By default, the effective date is the day the Secretary of State files the formation paperwork. Otherwise, enter a different start date.
Step 3: Enter the Purpose of the LLC
In this section, you can, but are not required to enter some basic information regarding the activities of the LLC.
If any information is provided, it is generally recommended to keep this statement somewhat generic so the Articles of Organization wouldn’t need to be amended should the business change.

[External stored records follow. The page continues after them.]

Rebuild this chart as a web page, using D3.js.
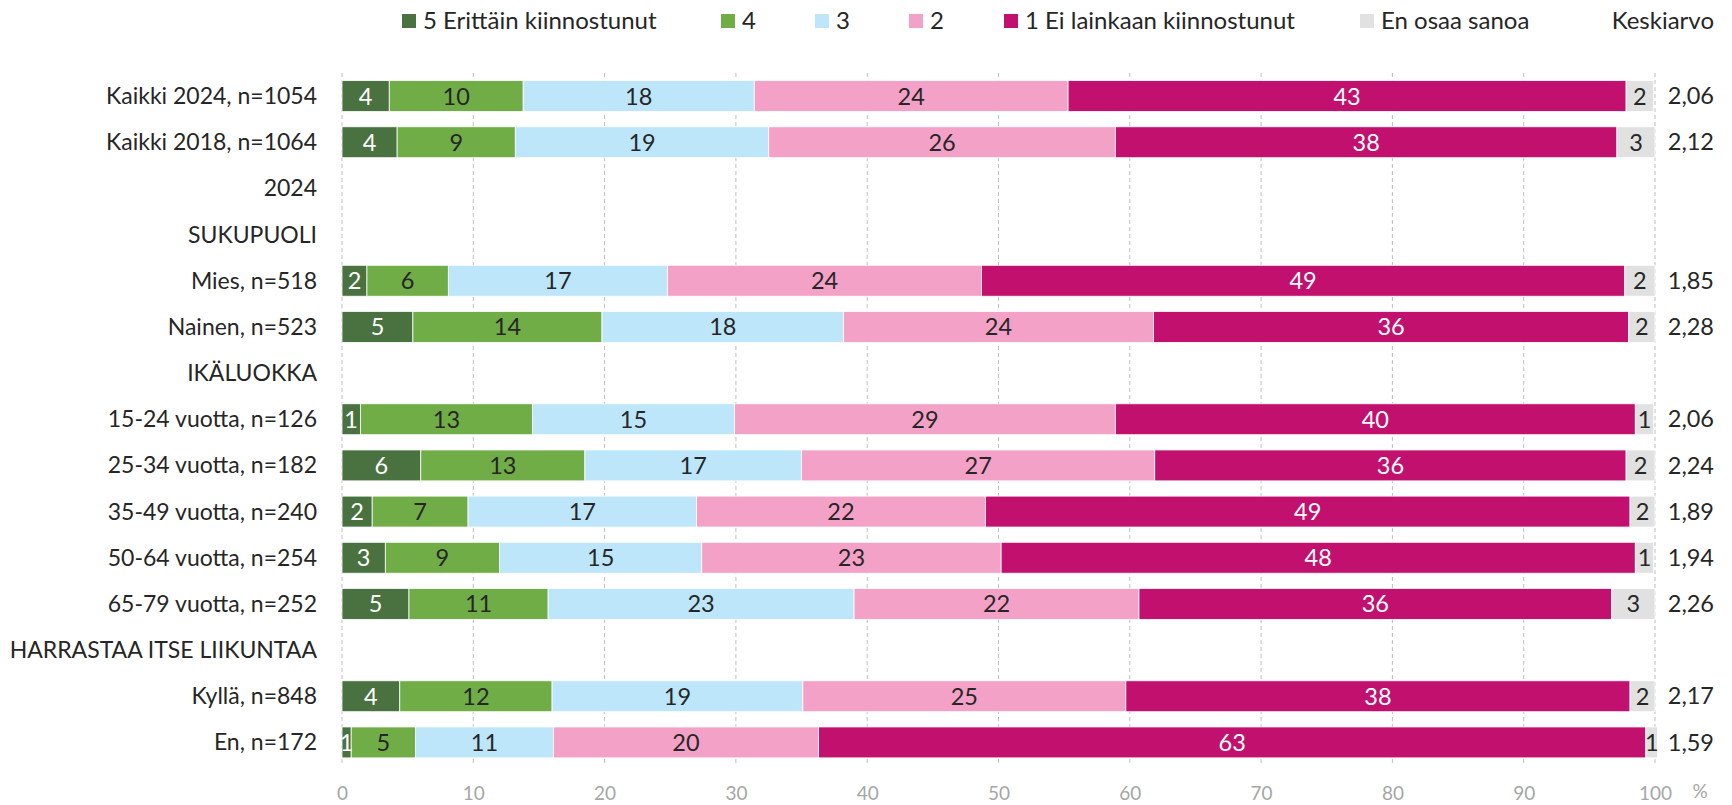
<!DOCTYPE html>
<html>
<head>
<meta charset="utf-8">
<script src="https://cdn.jsdelivr.net/npm/d3@7"></script>
<style>
  body { margin: 0; background: #fff; }
  text { font-family: Lato, "Open Sans", sans-serif; }
</style>
</head>
<body>
<div id="chart"></div>
<script>
// chart size
var width = 1732
var height = 805

// rows (header rows have no values)
var rowLabels = ["Kaikki 2024, n=1054", "Kaikki 2018, n=1064", "2024", "SUKUPUOLI",
    "Mies, n=518", "Nainen, n=523", "IKÄLUOKKA", "15-24 vuotta, n=126", "25-34 vuotta, n=182",
    "35-49 vuotta, n=240", "50-64 vuotta, n=254", "65-79 vuotta, n=252",
    "HARRASTAA ITSE LIIKUNTAA", "Kyllä, n=848", "En, n=172"]

var seriesNames = ["5 Erittäin kiinnostunut", "4", "3", "2", "1 Ei lainkaan kiinnostunut", "En osaa sanoa"]

// percentages per answer (null = header row)
var s5 = [3.6, 4.2, null, null, 1.9, 5.4, null, 1.4, 6.0, 2.3, 3.3, 5.1, null, 4.4, 0.7]
var s4 = [10.2, 9.0, null, null, 6.2, 14.4, null, 13.1, 12.5, 7.3, 8.7, 10.6, null, 11.6, 4.9]
var s3 = [17.6, 19.3, null, null, 16.7, 18.4, null, 15.4, 16.5, 17.4, 15.4, 23.3, null, 19.1, 10.5]
var s2 = [23.9, 26.4, null, null, 23.9, 23.6, null, 29.0, 26.9, 22.0, 22.8, 21.7, null, 24.6, 20.2]
var s1 = [42.5, 38.2, null, null, 49.0, 36.2, null, 39.6, 35.9, 49.1, 48.3, 36.0, null, 38.4, 63.0]
var sEos = [2.1, 2.9, null, null, 2.3, 2.0, null, 1.4, 2.2, 1.9, 1.4, 3.3, null, 1.9, 0.9]

var means = ["2,06", "2,12", null, null, "1,85", "2,28", null, "2,06", "2,24", "1,89", "1,94", "2,26", null, "2,17", "1,59"]

var ticks = [0, 10, 20, 30, 40, 50, 60, 70, 80, 90, 100]

var colors = ["#4a7140", "#70ad47", "#bde6fb", "#f4a1c8", "#c2106e", "#e1e1e1"]
var labelColors = ["#fff", "#262626", "#262626", "#262626", "#fff", "#262626"]

var svg = d3.select("#chart")
    .append("svg")
    .attr("width", width)
    .attr("height", height)

var x = d3.scaleLinear()
    .domain([0, 100])
    .range([342, 1655])

var y = d3.scaleBand()
    .domain(rowLabels)
    .range([73, 765.5])
    .paddingInner(0.33)
    .paddingOuter(0.165)

// dashed grid
svg.append("g")
    .selectAll("line")
    .data(ticks)
    .enter()
    .append("line")
    .attr("x1", function(d) { return x(d) })
    .attr("x2", function(d) { return x(d) })
    .attr("y1", 73)
    .attr("y2", 765)
    .style("stroke", "#bfbfbf")
    .style("stroke-width", 1)
    .style("stroke-dasharray", "4,3")

// x axis labels
var xAxis = svg.append("g")
    .attr("transform", "translate(0,786)")
    .call(d3.axisBottom(x).tickValues(ticks).tickSize(0).tickPadding(0))
xAxis.select(".domain").remove()
xAxis.selectAll("text")
    .style("font-size", "19px")
    .style("font-family", "Lato, sans-serif")
    .attr("fill", "#a6a6a6")
svg.append("text").attr("x", 1700).attr("y", 798).attr("text-anchor", "middle")
    .style("font-size", "19px").attr("fill", "#a6a6a6").text("%")

// row labels
svg.append("g")
    .selectAll("text")
    .data(rowLabels)
    .enter()
    .append("text")
    .attr("x", 317)
    .attr("y", function(d) { return y(d) + y.bandwidth() / 2 })
    .attr("dy", "0.35em")
    .attr("text-anchor", "end")
    .style("font-size", "23px")
    .attr("fill", "#262626")
    .text(function(d) { return d })

// stack the rows that have values
var table = rowLabels.map(function(r, i) {
    return { row: r, values: [s5[i], s4[i], s3[i], s2[i], s1[i], sEos[i]] }
}).filter(function(d) { return d.values[0] != null })

var segs = []
table.forEach(function(d) {
    var acc = 0
    d.values.forEach(function(v, k) {
        segs.push({ row: d.row, k: k, v: v, x0: acc, x1: acc + v })
        acc += v
    })
})

var segG = svg.append("g")
segG.selectAll("rect")
    .data(segs)
    .enter()
    .append("rect")
    .attr("x", function(d) { return x(d.x0) })
    .attr("width", function(d) { return x(d.x1) - x(d.x0) })
    .attr("y", function(d) { return y(d.row) })
    .attr("height", y.bandwidth())
    .style("fill", function(d) { return colors[d.k] })
    .style("stroke", "#fff")
    .style("stroke-width", 0.8)

segG.selectAll("text")
    .data(segs)
    .enter()
    .append("text")
    .attr("x", function(d) { return (x(d.x0) + x(d.x1)) / 2 })
    .attr("y", function(d) { return y(d.row) + y.bandwidth() / 2 })
    .attr("dy", "0.36em")
    .attr("text-anchor", "middle")
    .style("font-size", "23.5px")
    .attr("fill", function(d) { return labelColors[d.k] })
    .text(function(d) { return Math.round(d.v) })

// mean column
svg.append("g")
    .selectAll("text")
    .data(rowLabels.filter(function(r, i) { return means[i] != null }))
    .enter()
    .append("text")
    .attr("x", 1714)
    .attr("y", function(d) { return y(d) + y.bandwidth() / 2 })
    .attr("dy", "0.35em")
    .attr("text-anchor", "end")
    .style("font-size", "23.5px")
    .attr("fill", "#262626")
    .text(function(d) { return means[rowLabels.indexOf(d)] })

// legend
var legendX = [402, 721, 815, 909, 1004, 1360]
var legend = svg.append("g")
    .selectAll("g")
    .data(seriesNames)
    .enter()
    .append("g")
    .attr("transform", function(d, i) { return "translate(" + legendX[i] + ",21)" })
legend.append("rect")
    .attr("x", 0).attr("y", -7)
    .attr("width", 14).attr("height", 14)
    .style("fill", function(d, i) { return colors[i] })
legend.append("text")
    .attr("x", 21)
    .attr("dy", "0.35em")
    .style("font-size", "24px")
    .attr("fill", "#262626")
    .text(function(d) { return d })

svg.append("text").attr("x", 1714).attr("y", 21).attr("dy", "0.35em")
    .attr("text-anchor", "end").style("font-size", "24px").attr("fill", "#262626")
    .text("Keskiarvo")
</script>
</body>
</html>
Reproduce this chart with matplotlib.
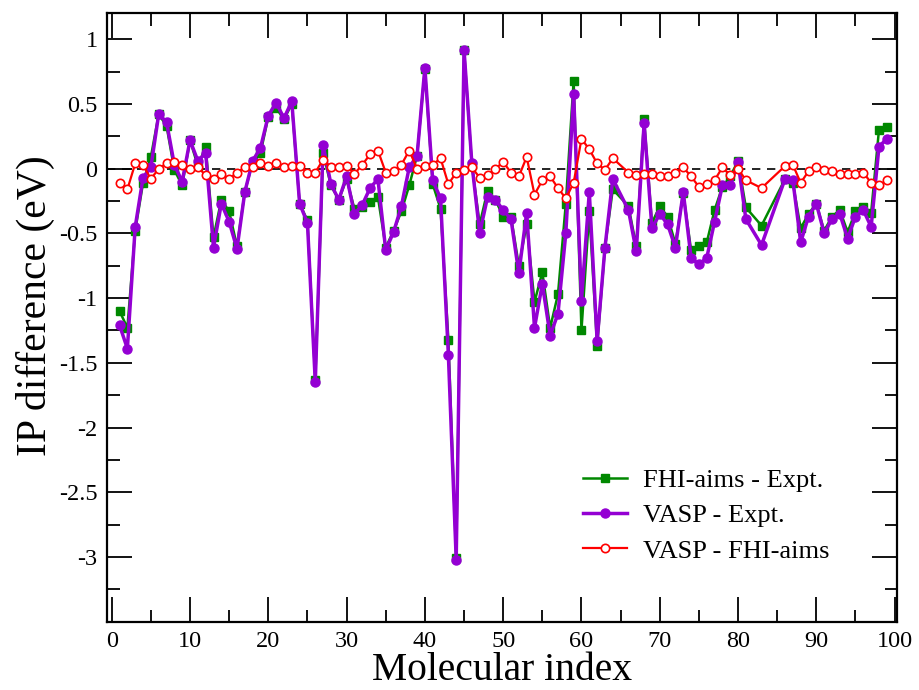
import numpy as np
import matplotlib
matplotlib.use('Agg')
import matplotlib.pyplot as plt
from matplotlib.ticker import MultipleLocator

plt.rcParams['font.family'] = ['Liberation Serif', 'DejaVu Serif']

# molecular indices (65, 82, 84, 85 are missing)
idx = [1, 2, 3, 4, 5, 6, 7, 8, 9, 10,
       11, 12, 13, 14, 15, 16, 17, 18, 19, 20,
       21, 22, 23, 24, 25, 26, 27, 28, 29, 30,
       31, 32, 33, 34, 35, 36, 37, 38, 39, 40,
       41, 42, 43, 44, 45, 46, 47, 48, 49, 50,
       51, 52, 53, 54, 55, 56, 57, 58, 59, 60,
       61, 62, 63, 64, 66, 67, 68, 69, 70,
       71, 72, 73, 74, 75, 76, 77, 78, 79, 80,
       81, 83, 86, 87, 88, 89, 90,
       91, 92, 93, 94, 95, 96, 97, 98, 99]

fhi_expt = [-1.10, -1.23, -0.48, -0.11, 0.09, 0.42, 0.33, -0.01, -0.13, 0.22,
            0.02, 0.17, -0.53, -0.24, -0.33, -0.60, -0.18, 0.05, 0.12, 0.40,
            0.47, 0.38, 0.50, -0.27, -0.40, -1.63, 0.12, -0.13, -0.24, -0.08,
            -0.31, -0.30, -0.26, -0.22, -0.61, -0.48, -0.33, -0.13, 0.10, 0.77,
            -0.12, -0.31, -1.32, -3.01, 0.92, 0.03, -0.43, -0.17, -0.24, -0.37,
            -0.37, -0.75, -0.43, -1.03, -0.80, -1.23, -0.97, -0.27, 0.68, -1.25,
            -0.33, -1.37, -0.61, -0.16, -0.29, -0.60, 0.38, -0.42, -0.29,
            -0.37, -0.58, -0.19, -0.63, -0.60, -0.57, -0.32, -0.14, -0.06, 0.06,
            -0.30, -0.44, -0.08, -0.11, -0.46, -0.35, -0.27,
            -0.48, -0.37, -0.32, -0.49, -0.33, -0.30, -0.34, 0.30, 0.32]

vasp_expt = [-1.21, -1.39, -0.45, -0.07, 0.01, 0.42, 0.36, 0.03, -0.10, 0.22,
             0.06, 0.12, -0.61, -0.27, -0.41, -0.62, -0.18, 0.06, 0.16, 0.41,
             0.51, 0.39, 0.52, -0.27, -0.42, -1.65, 0.18, -0.12, -0.24, -0.06,
             -0.35, -0.28, -0.15, -0.08, -0.63, -0.49, -0.29, 0.01, 0.10, 0.78,
             -0.09, -0.23, -1.44, -3.02, 0.92, 0.04, -0.50, -0.22, -0.24, -0.32,
             -0.39, -0.81, -0.34, -1.23, -0.89, -1.29, -1.12, -0.50, 0.58, -1.02,
             -0.18, -1.33, -0.61, -0.08, -0.32, -0.64, 0.35, -0.46, -0.35,
             -0.43, -0.61, -0.18, -0.69, -0.74, -0.69, -0.41, -0.13, -0.13, 0.05,
             -0.39, -0.59, -0.08, -0.09, -0.57, -0.37, -0.27,
             -0.50, -0.39, -0.35, -0.54, -0.37, -0.32, -0.45, 0.17, 0.23]

vasp_fhi = [-0.11, -0.16, 0.04, 0.03, -0.08, 0.00, 0.04, 0.05, 0.03, 0.00,
            0.01, -0.05, -0.08, -0.04, -0.08, -0.03, 0.01, 0.01, 0.04, 0.02,
            0.04, 0.01, 0.02, 0.02, -0.03, -0.03, 0.07, 0.01, 0.01, 0.02,
            -0.04, 0.03, 0.11, 0.14, -0.03, -0.02, 0.03, 0.14, 0.00, 0.02,
            0.03, 0.08, -0.12, -0.03, -0.01, 0.01, -0.07, -0.05, 0.00, 0.05,
            -0.03, -0.06, 0.09, -0.20, -0.09, -0.06, -0.15, -0.23, -0.11, 0.23,
            0.15, 0.04, -0.01, 0.08, -0.03, -0.05, -0.04, -0.04, -0.06,
            -0.06, -0.03, 0.01, -0.06, -0.14, -0.12, -0.09, 0.01, -0.05, 0.00,
            -0.09, -0.15, 0.02, 0.03, -0.11, -0.02, 0.01,
            -0.01, -0.02, -0.04, -0.04, -0.04, -0.03, -0.11, -0.13, -0.09]

fig = plt.figure(figsize=(9.19, 6.9), dpi=100)
ax = fig.add_axes([0.1168, 0.099, 0.8589, 0.8817])

ax.axhline(0, color='black', lw=1.2, ls=(0, (5, 4)), zorder=1)

ax.plot(idx, fhi_expt, color='#008800', lw=1.8, marker='s', ms=6,
        mec='#008800', mfc='#008800', label='FHI-aims - Expt.', zorder=2)
ax.plot(idx, vasp_expt, color='#9400d3', lw=2.5, marker='o', ms=6.5,
        mec='#9400d3', mfc='#9400d3', label='VASP - Expt.', zorder=3)
ax.plot(idx, vasp_fhi, color='#ff0000', lw=1.6, marker='o', ms=6,
        mec='#ff0000', mfc='white', mew=1.2, label='VASP - FHI-aims', zorder=4)

ax.set_xlim(-0.56, 100.26)
ax.set_ylim(-3.5, 1.2)
ax.xaxis.set_major_locator(MultipleLocator(10))
ax.xaxis.set_minor_locator(MultipleLocator(5))
ax.yaxis.set_minor_locator(MultipleLocator(0.25))
ax.set_yticks(np.arange(-3.5, 1.01, 0.5))
ax.set_yticklabels(['', '-3', '-2.5', '-2', '-1.5', '-1', '-0.5', '0', '0.5', '1'])
ax.tick_params(which='both', direction='in', top=True, right=True, width=1.3, labelsize=17.5)
ax.tick_params(which='major', length=18, pad=7)
ax.tick_params(which='minor', length=9)
for s in ax.spines.values():
    s.set_linewidth(1.6)

ax.set_xlabel('Molecular index', fontsize=28.5, labelpad=0)
ax.set_ylabel('IP difference (eV)', fontsize=30)
ax.yaxis.set_label_coords(-0.066, 0.52)

ax.legend(loc='upper left', bbox_to_anchor=(0.6026, 0.252), frameon=False, fontsize=19,
          handlelength=1.67, handletextpad=0.6, labelspacing=0.45,
          borderaxespad=0, borderpad=0)

fig.savefig('out.png', dpi=100)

Step 4: Appoint a Statutory Agent
One requirement to have an LLC in Ohio is to appoint an Ohio statutory agent (called a registered agent in many states). The registered agent is a party that is located in the state of Ohio that will receive important notices and service of process (which means to accept papers that start a lawsuit) on behalf of the LLC. The address of the registered office must be a physical street address as a PO Box isn’t allowed.
Provided the LLC member lives in the state of Ohio, they may act as the statutory agent or the agent can be an adult resident of the state or statutory agent service.
Enter the agent’s name, address, and signature acknowledging their appointment as statutory agent for the LLC
Related: Should you be the statutory agent?
Step 5: Sign the Articles of Organization
At least one person will review the Articles of Organization and sign the document.
You’ve filed your Ohio LLC Articles of Organization! Now what?
After the LLC is officially filed with the Ohio Secretary of State, there are a few additional things to follow up on. Below is a list of some of the tasks to consider.
Prepare an Ohio LLC Operating Agreement
The operating agreement is an internal document that covers items like ownership rights, profit and loss distribution, member responsibilities, and more.
Ohio Statute § 1705.081 states that an LLC Operating Agreement is optional. Despite the Operating Agreement not being required, it is recommended to have one as it can help to prevent disputes among members and protect the LLC’s legal status.
Obtain an EIN
The EIN or Employer Identification Number (also called a Federal Employer Identification Number or FEIN) is a unique 9-digit tax identification number that is assigned by the Internal Revenue Service (IRS).
The EIN will be needed before filing business tax returns, opening a bank account, hiring employees, registering for business licenses and permits, and more.